O Teacher! My Teacher!

If you read nothing else today, this week, this month, this year, then you must read To the Teacher Who Changed My Life: Thank You

Most of all he testified to the messiness of life. In high school a lot of people are trying to fix you and improve you and elevate you. Neal Tonken listened and affirmed that things were confusing. Because he loved passionately, spoke loudly (and occasionally out of turn), and found life overwhelming in both beauty and frustration, he understood what you were saying. What I was saying.

He did all of this without letting us off the hook. I got a C-plus each semester in his class. I might have been newly alive but I was messy, and it was no good to be alive if you couldn’t make something of that passion in a way that makes sense to other people. “His work suffers from lack of personal discipline and attention to detail,” is how he put it.

He had high standards and expected us to meet them. But we wanted to. He did not have much time for BS. In the tributes after his death, classmates remembered his comments when they tried to sneak something by him. Dan Manatt, now a documentarian, tried to loaf by with a paper on The Great Gatsby that used a lot of fancy words to cover up that he was winging it. “There’s much less here than meets the eye,” wrote Mr. Tonken. Sam Thomas, now a novelist, did the same thing on a paper. “This is pure fluff. If it weren’t well written it would be an F. D.”…

Another student, who had graduated almost 20 years after I had, drove straight from Ann Arbor when she heard the news. She brought her Norton Anthology of Poetry. She came into the room to read him letters that were just arriving from students who heard he was ill. A special inbox had been set up, and it was filling rapidly. She read letter after letter from students who weren’t just recalling events from his class but how he had changed their lives too. The room filled up with grateful souls.

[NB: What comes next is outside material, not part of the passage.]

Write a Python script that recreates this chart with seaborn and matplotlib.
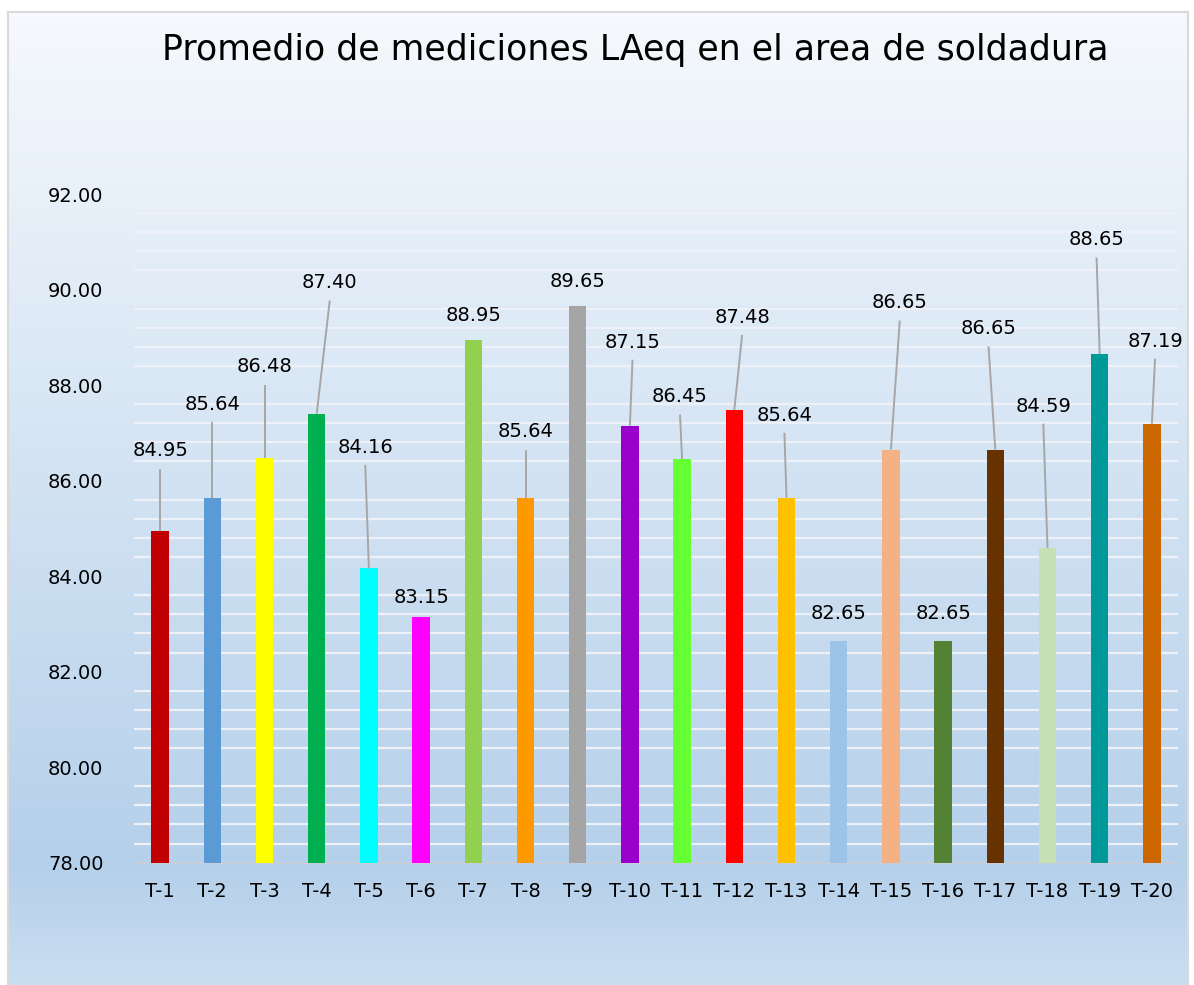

That was Neal’s last lesson. That example. To let us see life in that rich tally—an accumulation of gratitude deserved and expressed. I got a chance to thank Neal, and it makes me think of other teachers to whom I am grateful—Bonnie Mazziotta, Sally Selby, Juan Jewell, George Lang, Ellis Turner, Susan Banker, JoAnne Lanouette, Harold Kolb and Anthony Winner. I carry with me what they have given by their instruction and their example. Perhaps you have teachers like that in your life. Write them. Be clear and direct. Tell them “thank you.”

I’ll take this another step and say that you shouldn’t just thank those who taught you in school. Think of the mentors you’ve had at work, church or civic organization. Think of the friends and peers who helped guide you through life with a perfectly timed piece of advice, a nudge in the right direction or a much needed “I call BS” moment. Think of your grandparents, aunts and uncles, and close family friends. Think of your spouse. Think of your parents. And after you think of them you most definitely should reach out and thank them.